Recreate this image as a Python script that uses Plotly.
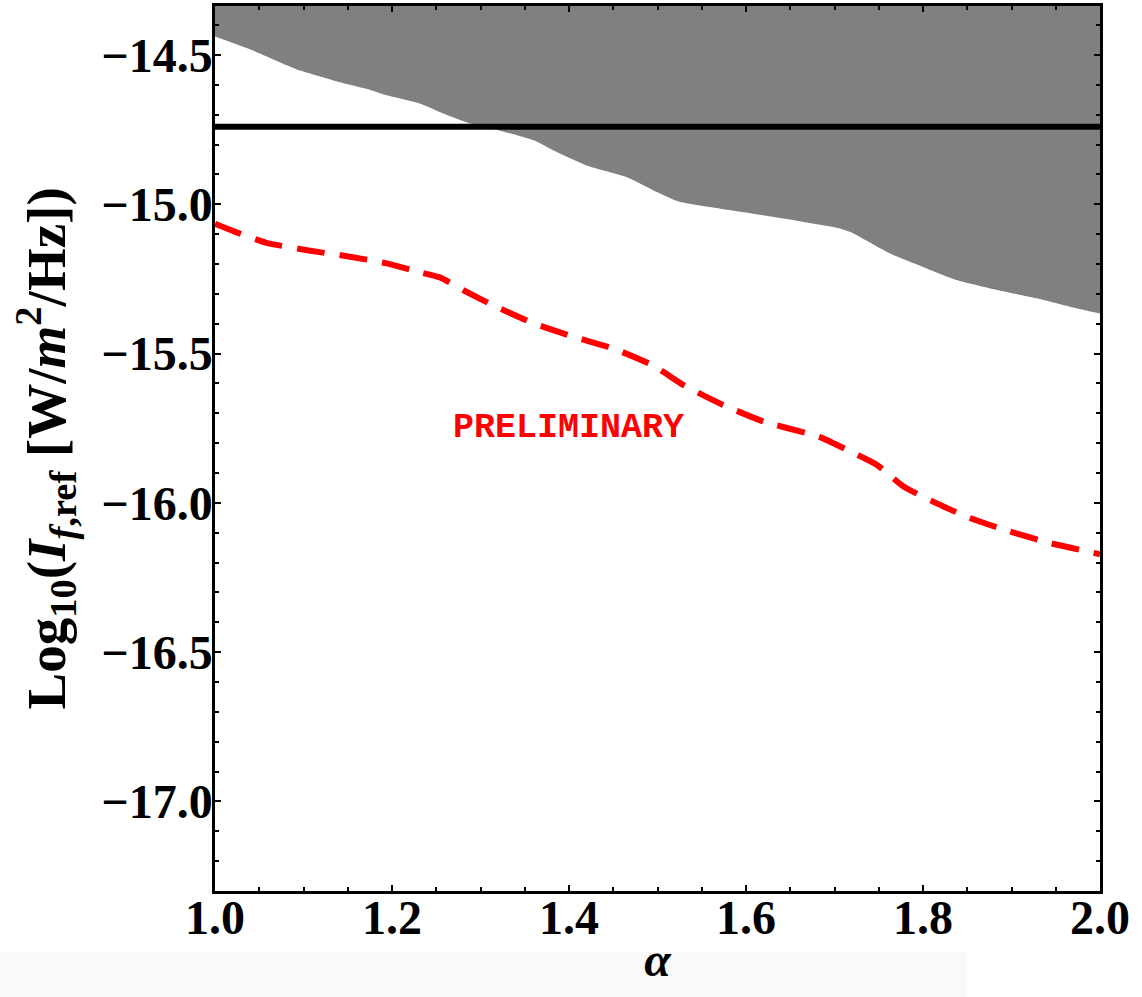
import plotly.graph_objects as go

# Spectral index values along the horizontal axis
alpha_excluded = [1.0, 1.043, 1.073, 1.096, 1.119, 1.141, 1.171, 1.194, 1.232, 1.254,
                  1.284, 1.314, 1.36, 1.382, 1.42, 1.465, 1.495, 1.525, 1.571, 1.605,
                  1.642, 1.706, 1.718, 1.763, 1.80, 1.838, 1.876, 1.928, 1.966, 2.0]
# Lower edge of the excluded (grey) region, log10 of reference intensity
log_excluded = [-14.438, -14.485, -14.524, -14.552, -14.572, -14.591, -14.613, -14.635, -14.663, -14.691,
                -14.725, -14.747, -14.786, -14.819, -14.870, -14.909, -14.953, -14.992, -15.015, -15.03,
                -15.048, -15.081, -15.093, -15.165, -15.21, -15.254, -15.282, -15.315, -15.343, -15.366]

# Projected sensitivity curve (dashed red)
alpha_sens = [1.0, 1.028, 1.058, 1.104, 1.149, 1.194, 1.232, 1.254, 1.284, 1.314,
              1.36, 1.405, 1.45, 1.495, 1.529, 1.574, 1.62, 1.669, 1.687, 1.718,
              1.748, 1.778, 1.815, 1.853, 1.898, 1.944, 2.0]
log_sens = [-15.065, -15.098, -15.129, -15.154, -15.174, -15.198, -15.228, -15.245, -15.293, -15.338,
            -15.399, -15.444, -15.483, -15.54, -15.605, -15.672, -15.728, -15.767, -15.784, -15.828,
            -15.873, -15.945, -16.001, -16.051, -16.096, -16.135, -16.172]

# Horizontal reference level (solid black)
log_limit = -14.74

x_range = [1.0, 2.0]
y_range = [-17.3, -14.336]
x_ticks = [1.0, 1.2, 1.4, 1.6, 1.8, 2.0]
x_ticklabels = ["1.0", "1.2", "1.4", "1.6", "1.8", "2.0"]
y_ticks = [-17.0, -16.5, -16.0, -15.5, -15.0, -14.5]
y_ticklabels = ["\u221217.0", "\u221216.5", "\u221216.0", "\u221215.5", "\u221215.0", "\u221214.5"]

SERIF = "Liberation Serif, Times New Roman, serif"

fig = go.Figure()

# Top boundary of the grey region, then fill down to the excluded edge
fig.add_trace(go.Scatter(
    x=alpha_excluded, y=[y_range[1]] * len(alpha_excluded),
    mode="lines", line=dict(width=0, color="#808080"),
    showlegend=False, hoverinfo="skip",
))
fig.add_trace(go.Scatter(
    x=alpha_excluded, y=log_excluded,
    mode="lines", line=dict(width=0, color="#808080", shape="spline", smoothing=0.6),
    fill="tonexty", fillcolor="#808080",
    showlegend=False,
))

# Horizontal limit line
fig.add_trace(go.Scatter(
    x=x_range, y=[log_limit, log_limit],
    mode="lines", line=dict(color="black", width=6),
    showlegend=False,
))

# Dashed sensitivity curve
fig.add_trace(go.Scatter(
    x=alpha_sens, y=log_sens,
    mode="lines",
    line=dict(color="#ff0000", width=6, dash="28px,15px", shape="spline", smoothing=0.5),
    showlegend=False,
))

fig.add_annotation(
    x=1.399, y=-15.748, xref="x", yref="y",
    text="PRELIMINARY", showarrow=False,
    font=dict(family="Liberation Mono, Courier New, monospace", size=35, color="#ff0000", weight="bold"),
)

# Vertical axis title, placed as a rotated annotation
fig.add_annotation(
    x=-0.191, y=0.5, xref="paper", yref="paper",
    xanchor="center", yanchor="middle", textangle=-90, showarrow=False,
    text="Log<sub>10</sub>(<i>I</i><sub><i>f</i>,ref</sub> [W/<i>m</i><sup>2</sup>/Hz])",
    font=dict(family=SERIF, size=55, color="black", weight="bold"),
)

# Faint grey band along the bottom of the page
fig.add_shape(type="rect", xref="paper", yref="paper",
              x0=-0.245, x1=0.85, y0=-0.12, y1=-0.069,
              fillcolor="#f9f9f9", line=dict(width=0), layer="below")

axis_common = dict(
    showline=True, linecolor="black", linewidth=2.5, mirror="ticks",
    ticks="inside", ticklen=6, tickwidth=2, tickcolor="black",
    showgrid=False, zeroline=False, automargin=False,
    tickfont=dict(family=SERIF, size=48, color="black", weight="bold"),
)

fig.update_xaxes(
    range=x_range, tickvals=x_ticks, ticktext=x_ticklabels,
    ticklabelstandoff=-17,
    minor=dict(dtick=0.05, ticks="inside", ticklen=4, tickwidth=2, tickcolor="black", showgrid=False),
    title=dict(text="<i>\u03b1</i>", font=dict(family=SERIF, size=48, color="black", weight="bold"), standoff=0),
    **axis_common,
)
fig.update_yaxes(
    range=y_range, tickvals=y_ticks, ticktext=y_ticklabels,
    ticklabelstandoff=-10,
    minor=dict(dtick=0.1, tick0=-17.0, ticks="inside", ticklen=4, tickwidth=2, tickcolor="black", showgrid=False),
    **axis_common,
)

fig.update_layout(
    width=1142, height=997,
    margin=dict(l=215, r=42, t=6, b=106),
    plot_bgcolor="white", paper_bgcolor="white",
)

fig.write_html("out.html")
::::
# What to work on
Give every line back word for word and leave the pictures out.

# Answer for the task
Recreate this image as a Python script that uses Plotly.
import plotly.graph_objects as go

# Spectral index values along the horizontal axis
alpha_excluded = [1.0, 1.043, 1.073, 1.096, 1.119, 1.141, 1.171, 1.194, 1.232, 1.254,
                  1.284, 1.314, 1.36, 1.382, 1.42, 1.465, 1.495, 1.525, 1.571, 1.605,
                  1.642, 1.706, 1.718, 1.763, 1.80, 1.838, 1.876, 1.928, 1.966, 2.0]
# Lower edge of the excluded (grey) region, log10 of reference intensity
log_excluded = [-14.438, -14.485, -14.524, -14.552, -14.572, -14.591, -14.613, -14.635, -14.663, -14.691,
                -14.725, -14.747, -14.786, -14.819, -14.870, -14.909, -14.953, -14.992, -15.015, -15.03,
                -15.048, -15.081, -15.093, -15.165, -15.21, -15.254, -15.282, -15.315, -15.343, -15.366]

# Projected sensitivity curve (dashed red)
alpha_sens = [1.0, 1.028, 1.058, 1.104, 1.149, 1.194, 1.232, 1.254, 1.284, 1.314,
              1.36, 1.405, 1.45, 1.495, 1.529, 1.574, 1.62, 1.669, 1.687, 1.718,
              1.748, 1.778, 1.815, 1.853, 1.898, 1.944, 2.0]
log_sens = [-15.065, -15.098, -15.129, -15.154, -15.174, -15.198, -15.228, -15.245, -15.293, -15.338,
            -15.399, -15.444, -15.483, -15.54, -15.605, -15.672, -15.728, -15.767, -15.784, -15.828,
            -15.873, -15.945, -16.001, -16.051, -16.096, -16.135, -16.172]

# Horizontal reference level (solid black)
log_limit = -14.74

x_range = [1.0, 2.0]
y_range = [-17.3, -14.336]
x_ticks = [1.0, 1.2, 1.4, 1.6, 1.8, 2.0]
x_ticklabels = ["1.0", "1.2", "1.4", "1.6", "1.8", "2.0"]
y_ticks = [-17.0, -16.5, -16.0, -15.5, -15.0, -14.5]
y_ticklabels = ["\u221217.0", "\u221216.5", "\u221216.0", "\u221215.5", "\u221215.0", "\u221214.5"]

SERIF = "Liberation Serif, Times New Roman, serif"

fig = go.Figure()

# Top boundary of the grey region, then fill down to the excluded edge
fig.add_trace(go.Scatter(
    x=alpha_excluded, y=[y_range[1]] * len(alpha_excluded),
    mode="lines", line=dict(width=0, color="#808080"),
    showlegend=False, hoverinfo="skip",
))
fig.add_trace(go.Scatter(
    x=alpha_excluded, y=log_excluded,
    mode="lines", line=dict(width=0, color="#808080", shape="spline", smoothing=0.6),
    fill="tonexty", fillcolor="#808080",
    showlegend=False,
))

# Horizontal limit line
fig.add_trace(go.Scatter(
    x=x_range, y=[log_limit, log_limit],
    mode="lines", line=dict(color="black", width=6),
    showlegend=False,
))

# Dashed sensitivity curve
fig.add_trace(go.Scatter(
    x=alpha_sens, y=log_sens,
    mode="lines",
    line=dict(color="#ff0000", width=6, dash="28px,15px", shape="spline", smoothing=0.5),
    showlegend=False,
))

fig.add_annotation(
    x=1.399, y=-15.748, xref="x", yref="y",
    text="PRELIMINARY", showarrow=False,
    font=dict(family="Liberation Mono, Courier New, monospace", size=35, color="#ff0000", weight="bold"),
)

# Vertical axis title, placed as a rotated annotation
fig.add_annotation(
    x=-0.191, y=0.5, xref="paper", yref="paper",
    xanchor="center", yanchor="middle", textangle=-90, showarrow=False,
    text="Log<sub>10</sub>(<i>I</i><sub><i>f</i>,ref</sub> [W/<i>m</i><sup>2</sup>/Hz])",
    font=dict(family=SERIF, size=55, color="black", weight="bold"),
)

# Faint grey band along the bottom of the page
fig.add_shape(type="rect", xref="paper", yref="paper",
              x0=-0.245, x1=0.85, y0=-0.12, y1=-0.069,
              fillcolor="#f9f9f9", line=dict(width=0), layer="below")

axis_common = dict(
    showline=True, linecolor="black", linewidth=2.5, mirror="ticks",
    ticks="inside", ticklen=6, tickwidth=2, tickcolor="black",
    showgrid=False, zeroline=False, automargin=False,
    tickfont=dict(family=SERIF, size=48, color="black", weight="bold"),
)

fig.update_xaxes(
    range=x_range, tickvals=x_ticks, ticktext=x_ticklabels,
    ticklabelstandoff=-17,
    minor=dict(dtick=0.05, ticks="inside", ticklen=4, tickwidth=2, tickcolor="black", showgrid=False),
    title=dict(text="<i>\u03b1</i>", font=dict(family=SERIF, size=48, color="black", weight="bold"), standoff=0),
    **axis_common,
)
fig.update_yaxes(
    range=y_range, tickvals=y_ticks, ticktext=y_ticklabels,
    ticklabelstandoff=-10,
    minor=dict(dtick=0.1, tick0=-17.0, ticks="inside", ticklen=4, tickwidth=2, tickcolor="black", showgrid=False),
    **axis_common,
)

fig.update_layout(
    width=1142, height=997,
    margin=dict(l=215, r=42, t=6, b=106),
    plot_bgcolor="white", paper_bgcolor="white",
)

fig.write_html("out.html")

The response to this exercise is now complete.